··· DATA ENTRIES ···

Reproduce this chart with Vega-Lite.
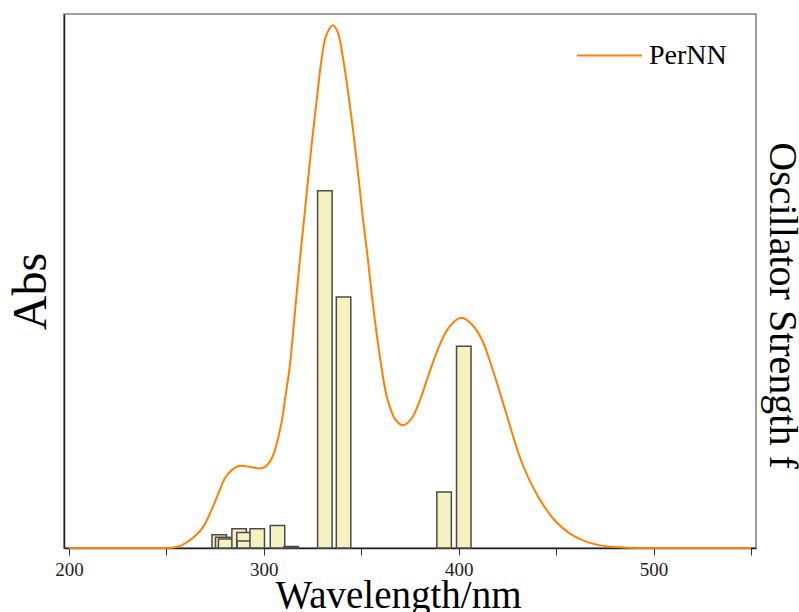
{
  "$schema": "https://vega.github.io/schema/vega-lite/v6.json",
  "width": 692,
  "height": 534,
  "autosize": "none",
  "padding": {"left": 64, "top": 14, "right": 43, "bottom": 64},
  "background": "white",
  "config": {
    "view": {"stroke": "#808080", "strokeWidth": 1.5},
    "axis": {"grid": false}
  },
  "datasets": {
    "spectrum": [
      {"wavelength": 200, "abs": 0, "series": "PerNN"},
      {"wavelength": 243.5, "abs": 0, "series": "PerNN"},
      {"wavelength": 253.6, "abs": 0.001, "series": "PerNN"},
      {"wavelength": 257.2, "abs": 0.004, "series": "PerNN"},
      {"wavelength": 263.7, "abs": 0.019, "series": "PerNN"},
      {"wavelength": 268.8, "abs": 0.039, "series": "PerNN"},
      {"wavelength": 273.8, "abs": 0.077, "series": "PerNN"},
      {"wavelength": 277.4, "abs": 0.109, "series": "PerNN"},
      {"wavelength": 280.4, "abs": 0.133, "series": "PerNN"},
      {"wavelength": 285.0, "abs": 0.150, "series": "PerNN"},
      {"wavelength": 288.0, "abs": 0.154, "series": "PerNN"},
      {"wavelength": 292.6, "abs": 0.152, "series": "PerNN"},
      {"wavelength": 297.6, "abs": 0.149, "series": "PerNN"},
      {"wavelength": 300.7, "abs": 0.152, "series": "PerNN"},
      {"wavelength": 304.2, "abs": 0.169, "series": "PerNN"},
      {"wavelength": 306.7, "abs": 0.197, "series": "PerNN"},
      {"wavelength": 309.3, "abs": 0.240, "series": "PerNN"},
      {"wavelength": 310.8, "abs": 0.277, "series": "PerNN"},
      {"wavelength": 313.3, "abs": 0.340, "series": "PerNN"},
      {"wavelength": 315.8, "abs": 0.436, "series": "PerNN"},
      {"wavelength": 318.4, "abs": 0.536, "series": "PerNN"},
      {"wavelength": 320.9, "abs": 0.625, "series": "PerNN"},
      {"wavelength": 324.4, "abs": 0.751, "series": "PerNN"},
      {"wavelength": 327.0, "abs": 0.835, "series": "PerNN"},
      {"wavelength": 329.5, "abs": 0.912, "series": "PerNN"},
      {"wavelength": 332.0, "abs": 0.960, "series": "PerNN"},
      {"wavelength": 335.4, "abs": 0.979, "series": "PerNN"},
      {"wavelength": 337.9, "abs": 0.966, "series": "PerNN"},
      {"wavelength": 341.1, "abs": 0.906, "series": "PerNN"},
      {"wavelength": 344.7, "abs": 0.813, "series": "PerNN"},
      {"wavelength": 348.0, "abs": 0.713, "series": "PerNN"},
      {"wavelength": 350.6, "abs": 0.625, "series": "PerNN"},
      {"wavelength": 353.1, "abs": 0.550, "series": "PerNN"},
      {"wavelength": 356.3, "abs": 0.446, "series": "PerNN"},
      {"wavelength": 359.8, "abs": 0.352, "series": "PerNN"},
      {"wavelength": 363.2, "abs": 0.282, "series": "PerNN"},
      {"wavelength": 367.4, "abs": 0.241, "series": "PerNN"},
      {"wavelength": 371.5, "abs": 0.230, "series": "PerNN"},
      {"wavelength": 375.9, "abs": 0.243, "series": "PerNN"},
      {"wavelength": 380.1, "abs": 0.277, "series": "PerNN"},
      {"wavelength": 385.1, "abs": 0.330, "series": "PerNN"},
      {"wavelength": 390.2, "abs": 0.380, "series": "PerNN"},
      {"wavelength": 395.2, "abs": 0.414, "series": "PerNN"},
      {"wavelength": 401.2, "abs": 0.431, "series": "PerNN"},
      {"wavelength": 406.9, "abs": 0.418, "series": "PerNN"},
      {"wavelength": 411.9, "abs": 0.390, "series": "PerNN"},
      {"wavelength": 417.0, "abs": 0.339, "series": "PerNN"},
      {"wavelength": 423.9, "abs": 0.258, "series": "PerNN"},
      {"wavelength": 432.2, "abs": 0.162, "series": "PerNN"},
      {"wavelength": 440.8, "abs": 0.096, "series": "PerNN"},
      {"wavelength": 449.2, "abs": 0.052, "series": "PerNN"},
      {"wavelength": 457.5, "abs": 0.026, "series": "PerNN"},
      {"wavelength": 466.1, "abs": 0.011, "series": "PerNN"},
      {"wavelength": 474.5, "abs": 0.004, "series": "PerNN"},
      {"wavelength": 484.6, "abs": 0.001, "series": "PerNN"},
      {"wavelength": 495.0, "abs": 0, "series": "PerNN"},
      {"wavelength": 550, "abs": 0, "series": "PerNN"}
    ],
    "states": [
      {"wavelength": 277.1, "f": 0.025},
      {"wavelength": 278.9, "f": 0.020},
      {"wavelength": 280.4, "f": 0.017},
      {"wavelength": 287.3, "f": 0.036},
      {"wavelength": 289.8, "f": 0.029},
      {"wavelength": 290.0, "f": 0.013},
      {"wavelength": 296.6, "f": 0.036},
      {"wavelength": 307.0, "f": 0.042},
      {"wavelength": 314.0, "f": 0.003},
      {"wavelength": 331.3, "f": 0.669},
      {"wavelength": 340.9, "f": 0.470},
      {"wavelength": 392.5, "f": 0.105},
      {"wavelength": 402.6, "f": 0.378}
    ]
  },
  "layer": [
    {
      "data": {"name": "states"},
      "mark": {"type": "bar", "size": 14.5, "fill": "#F6F2C0", "stroke": "#4a4a4a", "strokeWidth": 1.5},
      "encoding": {
        "x": {
          "field": "wavelength", "type": "quantitative",
          "scale": {"domain": [200, 550], "nice": false, "zero": false},
          "axis": {
            "values": [200, 250, 300, 350, 400, 450, 500, 550],
            "labelExpr": "datum.value % 100 == 0 ? datum.label : ''",
            "tickSize": 7, "tickColor": "#333", "tickWidth": 1,
            "domainColor": "#222", "domainWidth": 1.5,
            "labelFont": "Liberation Serif", "labelFontSize": 19, "labelColor": "#222",
            "labelPadding": 5, "labelFlush": false,
            "title": "Wavelength/nm", "titleFont": "Liberation Serif", "titleFontSize": 39,
            "titleFontWeight": "normal", "titleColor": "#000",
            "titleBaseline": "alphabetic", "titleAlign": "center", "titleX": 334, "titleY": 59
          }
        },
        "y": {
          "field": "f", "type": "quantitative",
          "scale": {"domain": [0, 1], "nice": false},
          "axis": {
            "orient": "right", "domain": false, "ticks": false, "labels": false,
            "title": "Oscillator Strength f", "titleFont": "Liberation Serif", "titleFontSize": 40,
            "titleFontWeight": "normal", "titleColor": "#000", "titleAngle": 90,
            "titleBaseline": "alphabetic", "titleAlign": "center", "titleX": 13, "titleY": 291
          }
        }
      }
    },
    {
      "data": {"name": "spectrum"},
      "mark": {"type": "line", "interpolate": "catmull-rom", "strokeWidth": 2},
      "encoding": {
        "x": {"field": "wavelength", "type": "quantitative", "scale": {"domain": [200, 550], "nice": false, "zero": false}},
        "y": {
          "field": "abs", "type": "quantitative",
          "scale": {"domain": [0, 1], "nice": false},
          "axis": {
            "orient": "left", "domain": true, "domainColor": "#222", "domainWidth": 1.5,
            "ticks": false, "labels": false,
            "title": "Abs", "titleFont": "Liberation Serif", "titleFontSize": 48,
            "titleFontWeight": "normal", "titleColor": "#000", "titleAngle": -90,
            "titleBaseline": "alphabetic", "titleAlign": "center", "titleX": -19, "titleY": 277
          }
        },
        "color": {
          "field": "series", "type": "nominal",
          "scale": {"range": ["#FF8000"]},
          "legend": {
            "orient": "none", "legendX": 512, "legendY": 8, "title": null, "padding": 0,
            "symbolType": "stroke", "symbolSize": 4225, "symbolStrokeWidth": 2,
            "labelFont": "Liberation Serif", "labelFontSize": 28, "labelColor": "#000",
            "labelOffset": 6
          }
        }
      }
    }
  ],
  "resolve": {"scale": {"y": "independent"}}
}
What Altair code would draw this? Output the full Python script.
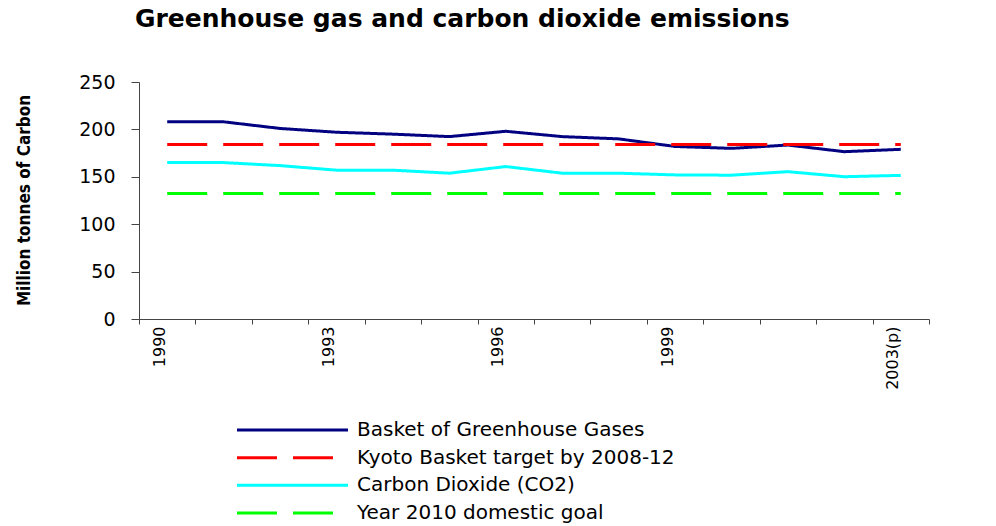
import altair as alt
import pandas as pd

years = ["1990", "1991", "1992", "1993", "1994", "1995", "1996", "1997",
         "1998", "1999", "2000", "2001", "2002", "2003(p)"]
shown_labels = ["1990", "1993", "1996", "1999", "2003(p)"]

series = ["Basket of Greenhouse Gases", "Kyoto Basket target by 2008-12",
          "Carbon Dioxide (CO2)", "Year 2010 domestic goal"]
colors = ["#000080", "#FF0000", "#00FFFF", "#00FF00"]
dashes = [[1, 0], [40, 16], [1, 0], [40, 16]]

basket = [208, 208, 201, 197, 195, 192.4, 198, 192.4, 190, 182, 180, 183.5, 176.5, 179]
kyoto = [184, 184, 184, 184, 184, 184, 184, 184, 184, 184, 184, 184, 184, 184]
co2 = [165, 165, 161.8, 157, 157, 153.8, 160.8, 153.8, 153.8, 152, 151.7, 155.4, 150.1, 151.5]
goal = [132.5, 132.5, 132.5, 132.5, 132.5, 132.5, 132.5, 132.5, 132.5, 132.5, 132.5, 132.5, 132.5, 132.5]

values_by_series = [basket, kyoto, co2, goal]
rows = []
for name, vals in zip(series, values_by_series):
    for yr, v in zip(years, vals):
        rows.append({"year": yr, "series": name, "value": v})
df = pd.DataFrame(rows)
legend_df = pd.DataFrame({"series": series})

FONT = "DejaVu Sans"
NARROW = "'Liberation Sans Narrow', 'DejaVu Sans Condensed', sans-serif"

color_enc = alt.Color("series:N", scale=alt.Scale(domain=series, range=colors), legend=None)
dash_enc = alt.StrokeDash("series:N", scale=alt.Scale(domain=series, range=dashes), legend=None)

label_test = "indexof(" + str(shown_labels) + ", datum.value) >= 0 ? datum.label : ''"

lines = alt.Chart(df).mark_line(strokeWidth=3, strokeCap="butt").encode(
    x=alt.X("year:O", sort=years,
            scale=alt.Scale(type="band", domain=years, paddingInner=0, paddingOuter=0),
            axis=alt.Axis(title=None, tickBand="extent", labelAngle=270, labelAlign="right",
                          labelBaseline="middle", labelFont=FONT, labelFontSize=16,
                          labelColor="black", labelPadding=2, labelOffset=-8,
                          tickSize=5, tickColor="#444", domainColor="#444",
                          labelExpr=label_test, grid=False, labelOverlap=False)),
    y=alt.Y("value:Q", scale=alt.Scale(domain=[0, 250], nice=False),
            axis=alt.Axis(values=[0, 50, 100, 150, 200, 250], title="Million tonnes of Carbon",
                          titleFont=NARROW, titleFontSize=17, titleFontWeight="bold",
                          titleColor="black", titleAngle=270, titleX=-110, titleY=118,
                          titleBaseline="alphabetic", titleAlign="center",
                          labelFont=FONT, labelFontSize=19, labelColor="black",
                          labelPadding=16, tickSize=8, tickColor="#444",
                          domainColor="#444", grid=False)),
    color=color_enc,
    strokeDash=dash_enc,
)

legend_y = alt.Y("series:N", sort=series,
                 scale=alt.Scale(type="point", domain=series, range=[348, 431], padding=0),
                 axis=None)

legend_rules = alt.Chart(legend_df).mark_rule(strokeWidth=3, strokeCap="butt").encode(
    x=alt.value(98), x2=alt.value(209),
    y=legend_y,
    color=color_enc,
    strokeDash=dash_enc,
)

legend_text = alt.Chart(legend_df).mark_text(
    align="left", baseline="middle", font=FONT, fontSize=20, color="black"
).encode(
    x=alt.value(218),
    y=legend_y,
    text="series:N",
)

chart = alt.layer(lines, legend_rules, legend_text).resolve_scale(
    y="independent"
).properties(
    width=790, height=237,
    title=alt.TitleParams("Greenhouse gas and carbon dioxide emissions", anchor="start",
                          frame="group", font=FONT, fontSize=25, fontWeight="bold",
                          color="black", dx=-4, offset=41),
    autosize=alt.AutoSizeParams(type="none"),
    padding={"left": 139, "top": 82, "right": 67, "bottom": 207},
    background="white",
).configure_view(stroke=None)

chart.save("out.html", embed_options={"renderer": "svg", "actions": False})
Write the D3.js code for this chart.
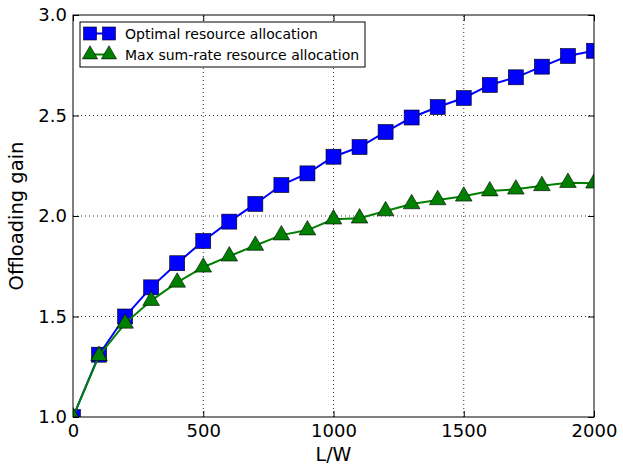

···

| YOUR INSTRUCTIONS |
Keep the images out of the copy. Repeat word for word only the lines from the one containing "What Altair code" through the one containing "datum.value) >= 0", both ends included.

| EXERCISE RESPONSE |
What Altair code would draw this? Output the full Python script.
import altair as alt
import pandas as pd

years = ["1990", "1991", "1992", "1993", "1994", "1995", "1996", "1997",
         "1998", "1999", "2000", "2001", "2002", "2003(p)"]
shown_labels = ["1990", "1993", "1996", "1999", "2003(p)"]

series = ["Basket of Greenhouse Gases", "Kyoto Basket target by 2008-12",
          "Carbon Dioxide (CO2)", "Year 2010 domestic goal"]
colors = ["#000080", "#FF0000", "#00FFFF", "#00FF00"]
dashes = [[1, 0], [40, 16], [1, 0], [40, 16]]

basket = [208, 208, 201, 197, 195, 192.4, 198, 192.4, 190, 182, 180, 183.5, 176.5, 179]
kyoto = [184, 184, 184, 184, 184, 184, 184, 184, 184, 184, 184, 184, 184, 184]
co2 = [165, 165, 161.8, 157, 157, 153.8, 160.8, 153.8, 153.8, 152, 151.7, 155.4, 150.1, 151.5]
goal = [132.5, 132.5, 132.5, 132.5, 132.5, 132.5, 132.5, 132.5, 132.5, 132.5, 132.5, 132.5, 132.5, 132.5]

values_by_series = [basket, kyoto, co2, goal]
rows = []
for name, vals in zip(series, values_by_series):
    for yr, v in zip(years, vals):
        rows.append({"year": yr, "series": name, "value": v})
df = pd.DataFrame(rows)
legend_df = pd.DataFrame({"series": series})

FONT = "DejaVu Sans"
NARROW = "'Liberation Sans Narrow', 'DejaVu Sans Condensed', sans-serif"

color_enc = alt.Color("series:N", scale=alt.Scale(domain=series, range=colors), legend=None)
dash_enc = alt.StrokeDash("series:N", scale=alt.Scale(domain=series, range=dashes), legend=None)

label_test = "indexof(" + str(shown_labels) + ", datum.value) >= 0 ? datum.label : ''"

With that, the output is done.